Copy all the data exactly, except the pictures.

═════ Data extract ═════

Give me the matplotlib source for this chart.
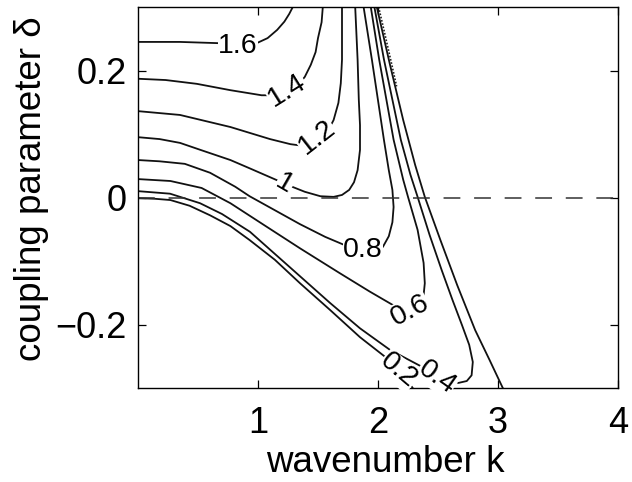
import matplotlib
matplotlib.use('Agg')
import matplotlib.pyplot as plt

plt.rcParams['font.family'] = ['Liberation Sans', 'DejaVu Sans']

# contour lines (k, delta)
k_16 = [0.0, 0.35, 0.68, 0.85, 1.0, 1.08, 1.16, 1.22, 1.26, 1.29]
d_16 = [0.245, 0.245, 0.243, 0.241, 0.244, 0.251, 0.264, 0.277, 0.289, 0.300]

k_14 = [0.0, 0.23, 0.49, 0.77, 1.03, 1.14, 1.24, 1.33, 1.39, 1.44, 1.48, 1.50, 1.53, 1.54]
d_14 = [0.187, 0.185, 0.179, 0.169, 0.161, 0.161, 0.166, 0.176, 0.190, 0.209, 0.229, 0.251, 0.276, 0.300]

k_12 = [0.0, 0.35, 0.77, 1.10, 1.27, 1.39, 1.49, 1.57, 1.63, 1.67, 1.69, 1.70, 1.70, 1.70]
d_12 = [0.136, 0.130, 0.111, 0.092, 0.084, 0.081, 0.086, 0.100, 0.122, 0.149, 0.180, 0.217, 0.264, 0.300]

k_10 = [0.0, 0.18, 0.35, 0.52, 0.77, 0.93, 1.10, 1.27, 1.39, 1.52, 1.63, 1.70, 1.76, 1.80, 1.83, 1.85, 1.85, 1.84, 1.83, 1.81]
d_10 = [0.095, 0.092, 0.086, 0.075, 0.059, 0.046, 0.032, 0.018, 0.009, 0.002, 0.001, 0.004, 0.012, 0.024, 0.043, 0.075, 0.114, 0.154, 0.217, 0.300]

k_08 = [0.0, 0.18, 0.39, 0.60, 0.81, 0.93, 1.14, 1.35, 1.56, 1.71, 1.88,
        2.04, 2.09, 2.12, 2.13, 2.12, 2.09, 2.05, 2.00, 1.95, 1.88]
d_08 = [0.059, 0.057, 0.053, 0.039, 0.017, 0.002, -0.020, -0.042, -0.062, -0.074, -0.082,
        -0.078, -0.061, -0.039, -0.015, 0.012, 0.043, 0.090, 0.153, 0.216, 0.300]

k_06 = [0.0, 0.27, 0.53, 0.77, 1.08, 1.35, 1.68, 1.93, 2.13, 2.27,
        2.35, 2.38, 2.39, 2.38, 2.33, 2.25, 2.21, 2.13, 2.07, 2.01, 1.94]
d_06 = [0.029, 0.026, 0.015, -0.009, -0.047, -0.080, -0.119, -0.148, -0.170, -0.178,
        -0.166, -0.154, -0.135, -0.103, -0.051, 0.001, 0.028, 0.091, 0.154, 0.217, 0.300]

k_04 = [0.0, 0.267, 0.517, 0.70, 0.933, 1.35, 1.60, 1.85, 2.10, 2.35, 2.49,
        2.67, 2.74, 2.78, 2.79, 2.76, 2.70, 2.62, 2.53, 2.43, 2.33, 2.27, 2.19, 2.12, 2.05, 1.97]
d_04 = [0.010, 0.006, -0.009, -0.026, -0.054, -0.124, -0.166, -0.206, -0.240, -0.265, -0.283,
        -0.292, -0.289, -0.280, -0.259, -0.232, -0.201, -0.161, -0.114, -0.059, 0.001, 0.036, 0.091, 0.154, 0.217, 0.300]

k_02a = [0.0, 0.14, 0.27, 0.43, 0.60, 0.77, 0.93, 1.14, 1.35, 1.60, 1.85, 2.06, 2.17, 2.27, 2.35]
d_02a = [-0.001, -0.002, -0.004, -0.013, -0.028, -0.045, -0.067, -0.098, -0.135, -0.177, -0.220, -0.251, -0.273, -0.295, -0.316]

k_02b = [3.04, 2.93, 2.81, 2.66, 2.52, 2.39, 2.31, 2.21, 2.10, 1.99]
d_02b = [-0.300, -0.256, -0.209, -0.138, -0.067, 0.001, 0.051, 0.122, 0.209, 0.300]

k_dot = [2.005, 2.06, 2.12, 2.155]
d_dot = [0.300, 0.255, 0.205, 0.175]

k_zero = [0.0, 4.0]
d_zero = [0.0, 0.0]

label_text = ['1.6', '1.4', '1.2', '1', '0.8', '0.6', '0.4', '0.2']
label_k = [0.83, 1.24, 1.49, 1.22, 1.875, 2.267, 2.49, 2.17]
label_d = [0.239, 0.169, 0.095, 0.021, -0.082, -0.178, -0.283, -0.273]
label_rot = [0, 32, 38, -30, 0, 28, -35, -40]

xticks = [1, 2, 3, 4]
yticks = [-0.2, 0.0, 0.2]
yticklabels = ['\u22120.2', '0', '0.2']

fig = plt.figure(figsize=(6.32, 4.82), dpi=100)
ax = fig.add_axes([138 / 632, 94 / 482, 480 / 632, 381 / 482])

lines = [(k_16, d_16), (k_14, d_14), (k_12, d_12), (k_10, d_10), (k_08, d_08),
         (k_06, d_06), (k_04, d_04), (k_02a, d_02a), (k_02b, d_02b)]
for kk, dd in lines:
    ax.plot(kk, dd, color='#111111', lw=1.3, solid_joinstyle='round')

ax.plot(k_dot, d_dot, color='#222222', lw=1.2, linestyle=(0, (1, 1.0)))
ax.plot(k_zero, d_zero, color='#333333', lw=1.1, dashes=(11, 9))

for t, kx, dy, r in zip(label_text, label_k, label_d, label_rot):
    ax.text(kx, dy, t, fontsize=20.5, rotation=r, ha='center', va='center',
            rotation_mode='anchor', zorder=5,
            bbox=dict(fc='white', ec='none', pad=0.2))

ax.set_xlim(0, 4)
ax.set_ylim(-0.3, 0.3)
ax.set_xticks(xticks)
ax.set_xticklabels([str(x) for x in xticks])
ax.set_yticks(yticks)
ax.set_yticklabels(yticklabels)
ax.tick_params(direction='in', length=6, width=0.9, top=True, right=True, labelsize=26)
ax.tick_params(axis='x', pad=13)
ax.tick_params(axis='y', pad=8)
for s in ax.spines.values():
    s.set_linewidth(1.0)

fig.text(32 / 632, (482 - 189) / 482, 'coupling parameter \u03b4', rotation=90,
         ha='center', va='center', fontsize=26.5)
fig.text(385 / 632, (482 - 472) / 482, 'wavenumber k', ha='center', va='baseline',
         fontsize=26.5)

fig.savefig('out.png', dpi=100)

═════

=== Exercise response ===
Give me the matplotlib source for this chart.
import matplotlib
matplotlib.use('Agg')
import matplotlib.pyplot as plt

plt.rcParams['font.family'] = ['Liberation Sans', 'DejaVu Sans']

# contour lines (k, delta)
k_16 = [0.0, 0.35, 0.68, 0.85, 1.0, 1.08, 1.16, 1.22, 1.26, 1.29]
d_16 = [0.245, 0.245, 0.243, 0.241, 0.244, 0.251, 0.264, 0.277, 0.289, 0.300]

k_14 = [0.0, 0.23, 0.49, 0.77, 1.03, 1.14, 1.24, 1.33, 1.39, 1.44, 1.48, 1.50, 1.53, 1.54]
d_14 = [0.187, 0.185, 0.179, 0.169, 0.161, 0.161, 0.166, 0.176, 0.190, 0.209, 0.229, 0.251, 0.276, 0.300]

k_12 = [0.0, 0.35, 0.77, 1.10, 1.27, 1.39, 1.49, 1.57, 1.63, 1.67, 1.69, 1.70, 1.70, 1.70]
d_12 = [0.136, 0.130, 0.111, 0.092, 0.084, 0.081, 0.086, 0.100, 0.122, 0.149, 0.180, 0.217, 0.264, 0.300]

k_10 = [0.0, 0.18, 0.35, 0.52, 0.77, 0.93, 1.10, 1.27, 1.39, 1.52, 1.63, 1.70, 1.76, 1.80, 1.83, 1.85, 1.85, 1.84, 1.83, 1.81]
d_10 = [0.095, 0.092, 0.086, 0.075, 0.059, 0.046, 0.032, 0.018, 0.009, 0.002, 0.001, 0.004, 0.012, 0.024, 0.043, 0.075, 0.114, 0.154, 0.217, 0.300]

k_08 = [0.0, 0.18, 0.39, 0.60, 0.81, 0.93, 1.14, 1.35, 1.56, 1.71, 1.88,
        2.04, 2.09, 2.12, 2.13, 2.12, 2.09, 2.05, 2.00, 1.95, 1.88]
d_08 = [0.059, 0.057, 0.053, 0.039, 0.017, 0.002, -0.020, -0.042, -0.062, -0.074, -0.082,
        -0.078, -0.061, -0.039, -0.015, 0.012, 0.043, 0.090, 0.153, 0.216, 0.300]

k_06 = [0.0, 0.27, 0.53, 0.77, 1.08, 1.35, 1.68, 1.93, 2.13, 2.27,
        2.35, 2.38, 2.39, 2.38, 2.33, 2.25, 2.21, 2.13, 2.07, 2.01, 1.94]
d_06 = [0.029, 0.026, 0.015, -0.009, -0.047, -0.080, -0.119, -0.148, -0.170, -0.178,
        -0.166, -0.154, -0.135, -0.103, -0.051, 0.001, 0.028, 0.091, 0.154, 0.217, 0.300]

k_04 = [0.0, 0.267, 0.517, 0.70, 0.933, 1.35, 1.60, 1.85, 2.10, 2.35, 2.49,
        2.67, 2.74, 2.78, 2.79, 2.76, 2.70, 2.62, 2.53, 2.43, 2.33, 2.27, 2.19, 2.12, 2.05, 1.97]
d_04 = [0.010, 0.006, -0.009, -0.026, -0.054, -0.124, -0.166, -0.206, -0.240, -0.265, -0.283,
        -0.292, -0.289, -0.280, -0.259, -0.232, -0.201, -0.161, -0.114, -0.059, 0.001, 0.036, 0.091, 0.154, 0.217, 0.300]

k_02a = [0.0, 0.14, 0.27, 0.43, 0.60, 0.77, 0.93, 1.14, 1.35, 1.60, 1.85, 2.06, 2.17, 2.27, 2.35]
d_02a = [-0.001, -0.002, -0.004, -0.013, -0.028, -0.045, -0.067, -0.098, -0.135, -0.177, -0.220, -0.251, -0.273, -0.295, -0.316]

k_02b = [3.04, 2.93, 2.81, 2.66, 2.52, 2.39, 2.31, 2.21, 2.10, 1.99]
d_02b = [-0.300, -0.256, -0.209, -0.138, -0.067, 0.001, 0.051, 0.122, 0.209, 0.300]

k_dot = [2.005, 2.06, 2.12, 2.155]
d_dot = [0.300, 0.255, 0.205, 0.175]

k_zero = [0.0, 4.0]
d_zero = [0.0, 0.0]

label_text = ['1.6', '1.4', '1.2', '1', '0.8', '0.6', '0.4', '0.2']
label_k = [0.83, 1.24, 1.49, 1.22, 1.875, 2.267, 2.49, 2.17]
label_d = [0.239, 0.169, 0.095, 0.021, -0.082, -0.178, -0.283, -0.273]
label_rot = [0, 32, 38, -30, 0, 28, -35, -40]

xticks = [1, 2, 3, 4]
yticks = [-0.2, 0.0, 0.2]
yticklabels = ['\u22120.2', '0', '0.2']

fig = plt.figure(figsize=(6.32, 4.82), dpi=100)
ax = fig.add_axes([138 / 632, 94 / 482, 480 / 632, 381 / 482])

lines = [(k_16, d_16), (k_14, d_14), (k_12, d_12), (k_10, d_10), (k_08, d_08),
         (k_06, d_06), (k_04, d_04), (k_02a, d_02a), (k_02b, d_02b)]
for kk, dd in lines:
    ax.plot(kk, dd, color='#111111', lw=1.3, solid_joinstyle='round')

ax.plot(k_dot, d_dot, color='#222222', lw=1.2, linestyle=(0, (1, 1.0)))
ax.plot(k_zero, d_zero, color='#333333', lw=1.1, dashes=(11, 9))

for t, kx, dy, r in zip(label_text, label_k, label_d, label_rot):
    ax.text(kx, dy, t, fontsize=20.5, rotation=r, ha='center', va='center',
            rotation_mode='anchor', zorder=5,
            bbox=dict(fc='white', ec='none', pad=0.2))

ax.set_xlim(0, 4)
ax.set_ylim(-0.3, 0.3)
ax.set_xticks(xticks)
ax.set_xticklabels([str(x) for x in xticks])
ax.set_yticks(yticks)
ax.set_yticklabels(yticklabels)
ax.tick_params(direction='in', length=6, width=0.9, top=True, right=True, labelsize=26)
ax.tick_params(axis='x', pad=13)
ax.tick_params(axis='y', pad=8)
for s in ax.spines.values():
    s.set_linewidth(1.0)

fig.text(32 / 632, (482 - 189) / 482, 'coupling parameter \u03b4', rotation=90,
         ha='center', va='center', fontsize=26.5)
fig.text(385 / 632, (482 - 472) / 482, 'wavenumber k', ha='center', va='baseline',
         fontsize=26.5)

fig.savefig('out.png', dpi=100)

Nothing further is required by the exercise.